PROBLEM DETAILS: Retype exactly the lines from the first one through the line with "import plotly.graph_objects as go", including both ends; skip any pictures.

DATASET EXTRACT:
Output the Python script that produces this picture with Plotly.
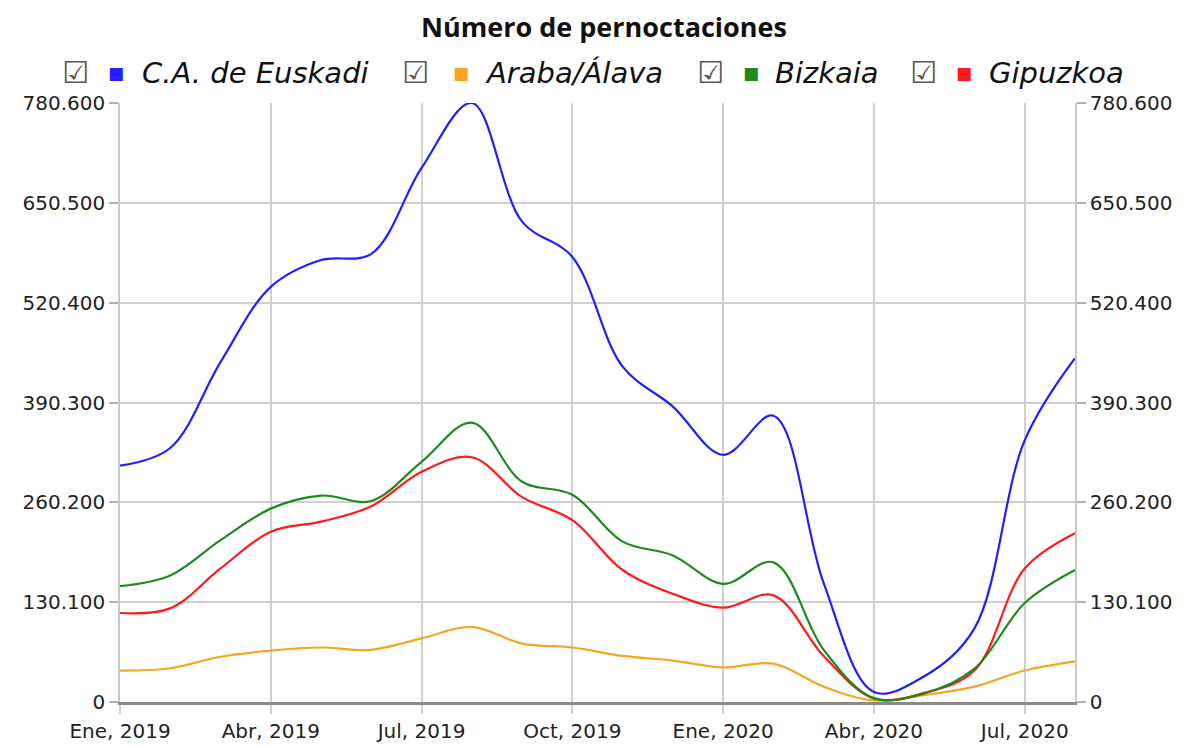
import plotly.graph_objects as go

# ---------------- data ----------------
months = ["Ene, 2019", "Feb, 2019", "Mar, 2019", "Abr, 2019", "May, 2019", "Jun, 2019",
          "Jul, 2019", "Ago, 2019", "Sep, 2019", "Oct, 2019", "Nov, 2019", "Dic, 2019",
          "Ene, 2020", "Feb, 2020", "Mar, 2020", "Abr, 2020", "May, 2020", "Jun, 2020",
          "Jul, 2020", "Ago, 2020"]

euskadi = [308000, 331000, 443000, 541000, 576000, 584000, 696000, 780600, 626000, 580000,
           437000, 385000, 322000, 373000, 155000, 13000, 33500, 96000, 341000, 448000]
araba = [41000, 44000, 59000, 67000, 71000, 68000, 83000, 98000, 76000, 71000,
         60000, 54000, 45000, 50000, 20000, 2000, 9000, 20000, 41000, 53000]
bizkaia = [151000, 165000, 211000, 252000, 269000, 262000, 313000, 364000, 287000, 270000,
           209000, 191000, 154000, 182000, 68000, 5000, 11000, 43500, 129000, 172000]
gipuzkoa = [116000, 122000, 174000, 222000, 235000, 255000, 300000, 319000, 267000, 237000,
            172000, 141000, 123000, 139000, 60000, 4500, 12000, 41000, 174000, 220000]

series_names = ["C.A. de Euskadi", "Araba/Álava", "Bizkaia", "Gipuzkoa"]
series_values = [euskadi, araba, bizkaia, gipuzkoa]
series_colors = ["#1f1fff", "#f5a623", "#1e8a1e", "#ff1a1a"]

x_tick_labels = ["Ene, 2019", "Abr, 2019", "Jul, 2019", "Oct, 2019",
                 "Ene, 2020", "Abr, 2020", "Jul, 2020"]
y_ticks = [0, 130100, 260200, 390300, 520400, 650500, 780600]
title_text = "Número de pernoctaciones"

# ---------------- layout constants ----------------
# the page adds an 8px body margin, so the figure is drawn 8px smaller
OFF = 8
W, H = 1188 - OFF, 746 - OFF
L, R, T, B = 120 - OFF, 113, 103 - OFF, 44
PW, PH = W - L - R, H - T - B
FONT = "DejaVu Sans"

x_pos = list(range(len(months)))
tick_pos = [months.index(t) for t in x_tick_labels]

fig = go.Figure()

# order drawn: orange, red, green, blue (blue on top)
for idx in [1, 3, 2, 0]:
    fig.add_trace(go.Scatter(
        x=x_pos, y=series_values[idx], name=series_names[idx], mode="lines",
        customdata=months,
        line=dict(color=series_colors[idx], width=2.2, shape="spline", smoothing=1.0),
        showlegend=False,
        hovertemplate="%{customdata}: %{y:,.0f}<extra>" + series_names[idx] + "</extra>"))

# invisible trace to carry the right axis
fig.add_trace(go.Scatter(x=x_pos, y=euskadi, yaxis="y2", mode="lines",
                         line=dict(width=0, color="rgba(0,0,0,0)"),
                         showlegend=False, hoverinfo="skip"))

axis_font = dict(family=FONT, size=20, color="#222")
yaxis_common = dict(range=[0, 780600], tickvals=y_ticks, tickformat=",d",
                    showgrid=True, gridcolor="#d0d0d0", gridwidth=1.5,
                    ticks="outside", ticklen=9, tickcolor="#b0b0b0", tickwidth=1.5,
                    showline=True, linecolor="#c8c8c8", linewidth=1.5,
                    zeroline=False, tickfont=axis_font, fixedrange=True,
                    automargin=False)

fig.update_layout(
    width=W, height=H,
    margin=dict(l=L, r=R, t=T, b=B),
    paper_bgcolor="white", plot_bgcolor="white",
    separators=",.",
    font=dict(family=FONT, color="#222"),
    title=dict(text="<b>" + title_text + "</b>", x=((604 - OFF) / W), xanchor="center",
               y=1 - (28 - OFF) / H, yanchor="middle",
               font=dict(family="Open Sans", size=27, color="#111")),
    xaxis=dict(range=[0, len(months) - 1],
               tickvals=tick_pos, ticktext=x_tick_labels,
               showgrid=True, gridcolor="#d0d0d0", gridwidth=1.5,
               ticks="outside", ticklen=9, tickcolor="#d0d0d0", tickwidth=1.5,
               showline=True, linecolor="#8a8a8a", linewidth=2.5, zeroline=False,
               tickfont=axis_font, fixedrange=True, automargin=False),
    yaxis=dict(side="left", **yaxis_common),
    yaxis2=dict(side="right", overlaying="y", **yaxis_common),
    showlegend=False,
)

# custom legend row (checkbox, coloured square, italic name)
legend_px = [(60, 106, 140), (400, 451, 483), (695, 741, 773), (908, 954, 987)]
legend_y = 1 + (103 - 73) / PH
for (cx, sx, tx), name, col in zip(legend_px, series_names, series_colors):
    fig.add_annotation(x=(cx - 120) / PW, y=legend_y, xref="paper", yref="paper",
                       xanchor="left", yanchor="middle", showarrow=False,
                       text="☑", font=dict(family=FONT, size=30, color="#555"))
    fig.add_annotation(x=(sx - 120) / PW, y=legend_y, xref="paper", yref="paper",
                       xanchor="left", yanchor="middle", showarrow=False,
                       text="■", font=dict(family=FONT, size=17, color=col))
    fig.add_annotation(x=(tx - 120) / PW, y=legend_y, xref="paper", yref="paper",
                       xanchor="left", yanchor="middle", showarrow=False,
                       text="<i>" + name + "</i>", font=dict(family=FONT, size=29, color="#111"))

fig.write_html("out.html")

EXERCISE RESULT:
Output the Python script that produces this picture with Plotly.
import plotly.graph_objects as go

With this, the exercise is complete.